> **TASK**:
Can you set down, exactly as they appear below, the lines from the opening of the material through the one bearing "years = list(range(2000, 2022))", minus the pictures?

> **DATASET SECTION**:
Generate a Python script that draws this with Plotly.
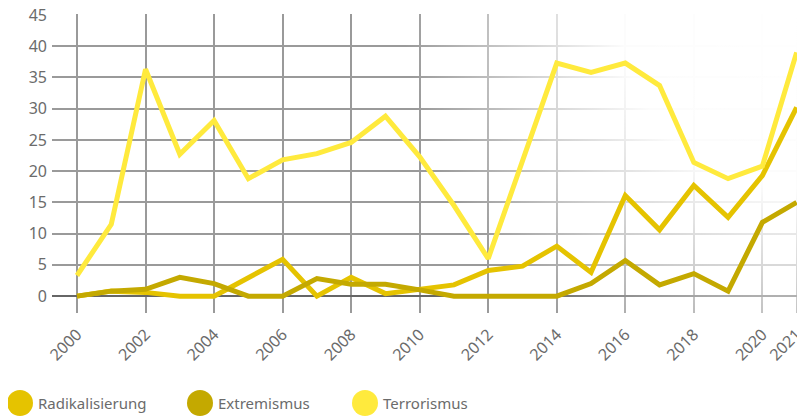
import plotly.graph_objects as go

years = list(range(2000, 2022))

radikalisierung = [0, 0.8, 0.6, 0, 0, 3, 5.9, 0, 3, 0.4, 1.2, 1.8, 4.1, 4.8,
                   8, 3.8, 16.1, 10.6, 17.7, 12.6, 19.3, 30.2]
extremismus = [0, 0.8, 1.1, 3, 2, 0, 0, 2.8, 1.9, 1.9, 1, 0, 0, 0,
               0, 2, 5.7, 1.8, 3.6, 0.8, 11.8, 15]
terrorismus = [3.3, 11.5, 36.3, 22.7, 28.1, 18.8, 21.8, 22.8, 24.6, 28.8, 22.3, 14.5,
               6, 21.5, 37.3, 35.8, 37.3, 33.7, 21.4, 18.8, 20.8, 39]

series = [
    ("Radikalisierung", radikalisierung, "#E5C300"),
    ("Extremismus", extremismus, "#C4A900"),
    ("Terrorismus", terrorismus, "#FFEA3D"),
]

x_ticks = list(range(2000, 2021, 2)) + [2021]
y_ticks = list(range(0, 46, 5))

x_range = [1999.27, 2021.04]
y_range = [-2.7, 45.15]

font = "Noto Sans, Open Sans, sans-serif"
grey = "#6b6b6b"

# the page body adds an 8px margin, so the figure is 8px smaller each way
W, H = 797, 408
ml, mr, mt, mb = 44, 7, 6, 103
plot_w, plot_h = W - ml - mr, H - mt - mb

fig = go.Figure()

# white radial fade over the grid towards the top right corner
rx, ry = 11.5, 62
fig.add_trace(go.Scatter(
    x=[x_range[1] - rx, x_range[1] + rx, x_range[1] + rx, x_range[1] - rx, x_range[1] - rx],
    y=[y_range[1] - ry, y_range[1] - ry, y_range[1] + ry, y_range[1] + ry, y_range[1] - ry],
    mode="lines", line=dict(width=0), fill="toself",
    fillgradient=dict(type="radial", colorscale=[
        [0, "rgba(255,255,255,1)"], [0.45, "rgba(255,255,255,0.97)"],
        [0.75, "rgba(255,255,255,0.45)"], [1, "rgba(255,255,255,0)"]]),
    hoverinfo="skip", showlegend=False,
))

for name, values, color in series:
    fig.add_trace(go.Scatter(
        x=years, y=values, mode="lines", name=name,
        line=dict(color=color, width=5), showlegend=False,
    ))

# legend: circles and labels (positions in page pixels)
legend_x = [20, 200, 365]
legend_y = (305 - 395) / plot_h
for (name, values, color), lx in zip(series, legend_x):
    fig.add_shape(type="circle", xref="paper", yref="paper",
                  xsizemode="pixel", ysizemode="pixel",
                  xanchor=(lx - 8 - ml) / plot_w, yanchor=legend_y,
                  x0=-13, x1=13, y0=-13, y1=13,
                  fillcolor=color, line=dict(width=0))
    fig.add_annotation(text=name, xref="paper", yref="paper",
                       x=(lx + 16 - 8 - ml) / plot_w, y=legend_y,
                       xanchor="left", yanchor="middle",
                       showarrow=False, font=dict(family=font, size=15, color=grey))

fig.update_layout(
    width=W, height=H,
    margin=dict(l=ml, r=mr, t=mt, b=mb),
    paper_bgcolor="white", plot_bgcolor="white",
    showlegend=False,
    font=dict(family=font, size=16, color=grey),
    xaxis=dict(range=x_range, tickvals=x_ticks, tickangle=-45, automargin=False,
               ticklabeloverflow="allow", ticklabelstandoff=8,
               showgrid=True, gridcolor="#9a9a9a", gridwidth=1.5,
               zeroline=False, showline=False, ticks=""),
    yaxis=dict(range=y_range, tickvals=y_ticks, automargin=False,
               ticklabeloverflow="allow",
               showgrid=True, gridcolor="#9a9a9a", gridwidth=1.5,
               zeroline=True, zerolinecolor="#666666", zerolinewidth=2,
               showline=False, ticks="", ticklabelstandoff=4),
)

fig.write_html("out.html")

> **ANSWER TO THE TASK**:
Generate a Python script that draws this with Plotly.
import plotly.graph_objects as go

years = list(range(2000, 2022))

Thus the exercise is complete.